The appropriate timing of hip fracture surgery remains a matter of debate. We sought to estimate the effect of changes in timing policy and the proportion of deaths attributable to surgical delay.

METHODS:

We obtained discharge abstracts from the Canadian Institute for Health Information for hip fracture surgery in Canada (excluding Quebec) between 2004 and 2012. We estimated the expected population-average risks of inpatient death within 30 days if patients were surgically treated on day of admission, inpatient day 2, day 3 or after day 3. We weighted observations with the inverse propensity score of surgical timing according to confounders selected from a causal diagram.

RESULTS:

Of 139 119 medically stable patients with hip fracture who were aged 65 years or older, 32 120 (23.1%) underwent surgery on admission day, 60 505 (43.5%) on inpatient day 2, 29 236 (21.0%) on day 3 and 17 258 (12.4%) after day 3. Cumulative 30-day in-hospital mortality was 4.9% among patients who were surgically treated on admission day, increasing to 6.9% for surgery done after day 3. We projected an additional 10.9 (95% confidence interval [CI] 6.8 to 15.1) deaths per 1000 surgeries if all surgeries were done after inpatient day 3 instead of admission day.
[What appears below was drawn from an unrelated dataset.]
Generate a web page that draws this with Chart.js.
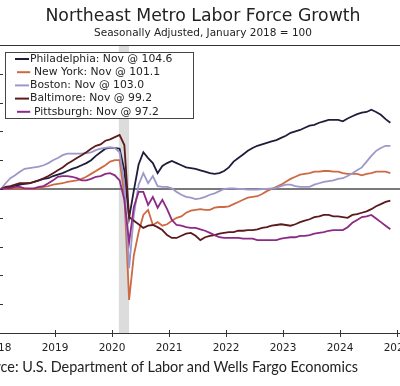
<!DOCTYPE html>
<html>
<head>
<meta charset="utf-8">
<script src="https://cdn.jsdelivr.net/npm/chart.js@4"></script>
<style>
  html, body { margin:0; padding:0; background:#fff; width:400px; height:386px; overflow:hidden; position:relative; }
  #title { position:absolute; left:3px; top:5px; width:400px; text-align:center; font-family:"DejaVu Sans"; font-size:17.3px; color:#222; white-space:nowrap; }
  #subtitle { position:absolute; left:3px; top:26px; width:400px; text-align:center; font-family:"DejaVu Sans"; font-size:10.5px; color:#222; white-space:nowrap; }
  #source { position:absolute; right:42px; top:358px; text-align:right; font-family:"Lato"; font-size:14.4px; color:#222; white-space:nowrap; }
  #wrap { position:absolute; left:-57px; top:0; width:520px; height:386px; }
</style>
</head>
<body>
<div id="wrap"><canvas id="c" width="520" height="386"></canvas></div>
<div id="title">Northeast Metro Labor Force Growth</div>
<div id="subtitle">Seasonally Adjusted, January 2018 = 100</div>
<div id="source">Source: U.S. Department of Labor and Wells Fargo Economics</div>
<script>
// Monthly index values, Jan 2018 .. Nov 2024 (Jan 2018 = 100)
const startYear = 2018;
const lastMonthLabel = "Nov";
const cities = ["Philadelphia", "New York", "Boston", "Baltimore", "Pittsburgh"];

const philadelphia = [
  100.0,100.07,100.14,100.2,100.3,100.35,100.4,100.5,100.6,100.7,100.75,100.9,
  101.0,101.1,101.25,101.4,101.5,101.65,101.8,102.0,102.3,102.55,102.8,102.85,
  102.85,102.8,101.3,98.0,99.9,101.7,102.55,102.15,101.8,101.1,101.6,101.8,
  101.95,101.8,101.65,101.5,101.45,101.4,101.3,101.2,101.1,101.05,101.1,101.25,
  101.5,101.9,102.15,102.4,102.65,102.85,103.0,103.1,103.2,103.3,103.4,103.55,
  103.7,103.9,104.0,104.1,104.25,104.4,104.45,104.6,104.7,104.8,104.8,104.8,
  104.7,104.9,105.05,105.2,105.3,105.35,105.5,105.35,105.15,104.85,104.6
];
const newYork = [
  100.0,100.0,100.0,100.05,100.05,100.0,100.0,100.0,100.05,100.15,100.2,100.3,
  100.35,100.4,100.5,100.55,100.6,100.7,100.85,101.05,101.25,101.45,101.65,101.9,
  102.0,102.0,99.6,92.3,95.4,97.0,98.2,98.55,97.5,97.7,97.45,97.55,
  97.8,98.0,98.1,98.35,98.5,98.55,98.6,98.55,98.55,98.7,98.75,98.75,
  98.8,98.95,99.1,99.25,99.4,99.45,99.5,99.65,99.85,100.0,100.15,100.3,
  100.5,100.7,100.85,101.0,101.05,101.1,101.2,101.2,101.25,101.25,101.2,101.2,
  101.1,101.05,101.05,101.05,100.95,101.05,101.1,101.2,101.2,101.2,101.1
];
const boston = [
  100.0,100.4,100.75,100.95,101.2,101.4,101.45,101.5,101.55,101.65,101.8,102.0,
  102.15,102.35,102.45,102.45,102.45,102.45,102.5,102.55,102.7,102.8,102.85,102.9,
  102.85,102.55,100.3,94.5,98.2,100.3,101.1,100.4,100.9,100.2,100.15,100.15,
  100.05,99.8,99.6,99.45,99.4,99.3,99.35,99.45,99.6,99.7,99.85,100.0,
  100.05,100.05,100.0,100.0,99.95,99.95,99.95,100.0,100.0,100.05,100.1,100.2,
  100.3,100.3,100.2,100.15,100.15,100.15,100.3,100.4,100.5,100.55,100.6,100.7,
  100.75,100.9,101.1,101.3,101.5,101.9,102.3,102.65,102.85,103.0,103.0
];
const baltimore = [
  100.0,100.15,100.2,100.3,100.4,100.4,100.4,100.5,100.6,100.75,100.9,101.1,
  101.3,101.5,101.75,101.95,102.15,102.35,102.55,102.8,103.0,103.1,103.35,103.45,
  103.6,103.75,103.05,98.05,97.8,97.55,97.3,97.45,97.5,97.35,97.15,96.8,
  96.6,96.6,96.75,96.9,96.95,96.75,96.45,96.65,96.75,96.8,96.9,96.95,
  97.0,97.0,97.1,97.1,97.15,97.15,97.2,97.3,97.35,97.45,97.5,97.55,
  97.5,97.45,97.55,97.7,97.8,97.9,98.05,98.1,98.2,98.2,98.1,98.1,
  98.05,98.0,98.2,98.25,98.35,98.45,98.6,98.8,98.95,99.1,99.2
];
const pittsburgh = [
  100.0,100.05,100.05,100.15,100.15,100.05,100.05,100.05,100.15,100.2,100.4,100.6,
  100.85,100.9,100.9,100.85,100.75,100.6,100.6,100.7,100.85,100.9,101.05,101.1,
  100.95,100.6,99.25,96.3,98.75,99.8,99.8,98.9,99.45,98.7,99.25,98.6,
  97.85,97.5,97.45,97.35,97.3,97.3,97.2,97.1,96.95,96.8,96.65,96.6,
  96.6,96.6,96.6,96.55,96.55,96.55,96.45,96.45,96.45,96.45,96.45,96.55,
  96.6,96.65,96.65,96.75,96.75,96.8,96.9,96.95,97.0,97.1,97.15,97.15,
  97.15,97.35,97.65,97.85,98.05,98.1,98.2,97.95,97.7,97.45,97.2
];
const seriesValues = [philadelphia, newYork, boston, baltimore, pittsburgh];
const seriesColors = ["#1e1e3c", "#cd6a45", "#9c98c9", "#5a1a1e", "#8c2a86"];

const xTicks = [2018, 2019, 2020, 2021, 2022, 2023, 2024, 2025];
const yMin = 90, yMax = 110, yStep = 2;
const recession = [2020.12, 2020.30];
const baseline = 100;

function toPoints(vals) {
  return vals.map((v, i) => ({ x: startYear + (i + 0.6) / 12, y: v }));
}

const legendLabels = cities.map((c, k) => c + ": " + lastMonthLabel + " @ " + seriesValues[k][seriesValues[k].length - 1].toFixed(1));
const legendIndent = [0, 4, 0, 0, 4];

const decor = {
  id: "decor",
  beforeDatasetsDraw(chart) {
    const { ctx, chartArea: a, scales: { x, y } } = chart;
    ctx.save();
    const x0 = x.getPixelForValue(recession[0]), x1 = x.getPixelForValue(recession[1]);
    ctx.fillStyle = "#dcdcdc";
    ctx.fillRect(x0, a.top, x1 - x0, a.bottom - a.top);
    const yb = y.getPixelForValue(baseline);
    ctx.strokeStyle = "#7a7a7a";
    ctx.lineWidth = 2;
    ctx.beginPath(); ctx.moveTo(a.left, yb); ctx.lineTo(a.right + 6, yb); ctx.stroke();
    ctx.restore();
  },
  afterDatasetsDraw(chart) {
    const { ctx, chartArea: a, scales: { x, y } } = chart;
    ctx.save();
    ctx.strokeStyle = "#333";
    ctx.lineWidth = 1;
    ctx.beginPath(); ctx.moveTo(a.left, a.top + 0.5); ctx.lineTo(a.right + 6, a.top + 0.5); ctx.stroke();
    ctx.beginPath(); ctx.moveTo(a.left, a.bottom + 0.5); ctx.lineTo(a.right + 6, a.bottom + 0.5); ctx.stroke();
    xTicks.forEach(t => {
      const px = Math.round(x.getPixelForValue(t)) + 0.5;
      ctx.beginPath(); ctx.moveTo(px, a.bottom - 3); ctx.lineTo(px, a.bottom + 4); ctx.stroke();
    });
    for (let v = yMin; v <= yMax; v += yStep) {
      const py = Math.round(y.getPixelForValue(v)) + 0.5;
      ctx.beginPath(); ctx.moveTo(a.left - 3, py); ctx.lineTo(a.left + 5, py); ctx.stroke();
    }
    const bx = a.left + 7, by = a.top + 7, bw = 188, bh = 66;
    ctx.fillStyle = "#fff";
    ctx.fillRect(bx, by, bw, bh);
    ctx.strokeStyle = "#444";
    ctx.strokeRect(bx + 0.5, by + 0.5, bw, bh);
    ctx.font = "10.8px 'DejaVu Sans'";
    ctx.textBaseline = "middle";
    legendLabels.forEach((lab, k) => {
      const ly = by + 7 + k * 13.2;
      ctx.strokeStyle = seriesColors[k];
      ctx.lineWidth = 2;
      ctx.beginPath(); ctx.moveTo(bx + 10 + legendIndent[k] * 0.5, ly); ctx.lineTo(bx + 24 + legendIndent[k] * 0.3, ly); ctx.stroke();
      ctx.fillStyle = "#222";
      ctx.fillText(lab, bx + 25 + legendIndent[k], ly);
    });
    ctx.restore();
  }
};

new Chart(document.getElementById("c"), {
  type: "line",
  data: {
    datasets: cities.map((c, k) => ({
      label: c,
      data: toPoints(seriesValues[k]),
      borderColor: seriesColors[k],
      borderWidth: 1.8,
      pointRadius: 0,
      tension: 0,
      fill: false
    })).reverse()
  },
  options: {
    responsive: false,
    animation: false,
    layout: { padding: { top: 45, right: 66, left: 0, bottom: 0 } },
    plugins: { legend: { display: false }, tooltip: { enabled: false }, title: { display: false } },
    scales: {
      x: {
        type: "linear", min: 2018, max: 2025,
        afterBuildTicks: s => { s.ticks = xTicks.map(v => ({ value: v })); },
        afterFit: s => { s.height = 53; },
        ticks: { callback: v => String(v), font: { family: "DejaVu Sans", size: 10.5 }, color: "#222", padding: 9, maxRotation: 0, autoSkip: false },
        grid: { display: true, drawOnChartArea: false, drawTicks: false },
        border: { display: false }
      },
      y: {
        min: yMin, max: yMax,
        afterFit: s => { s.width = 55; },
        ticks: { stepSize: yStep, font: { family: "DejaVu Sans", size: 10.5 }, color: "#222" },
        grid: { display: false, drawTicks: false },
        border: { display: false }
      }
    }
  },
  plugins: [decor]
});
</script>
</body>
</html>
The attributable proportion of deaths for delays beyond inpatient day 2 was 16.5% (95% CI 12.0% to 21.0%).

INTERPRETATION:

Surgery on admission day or the following day was estimated to reduce postoperative mortality among medically stable patients with hip fracture. Hospitals should expedite operating room access for patients whose surgery has already been delayed for nonmedical reasons.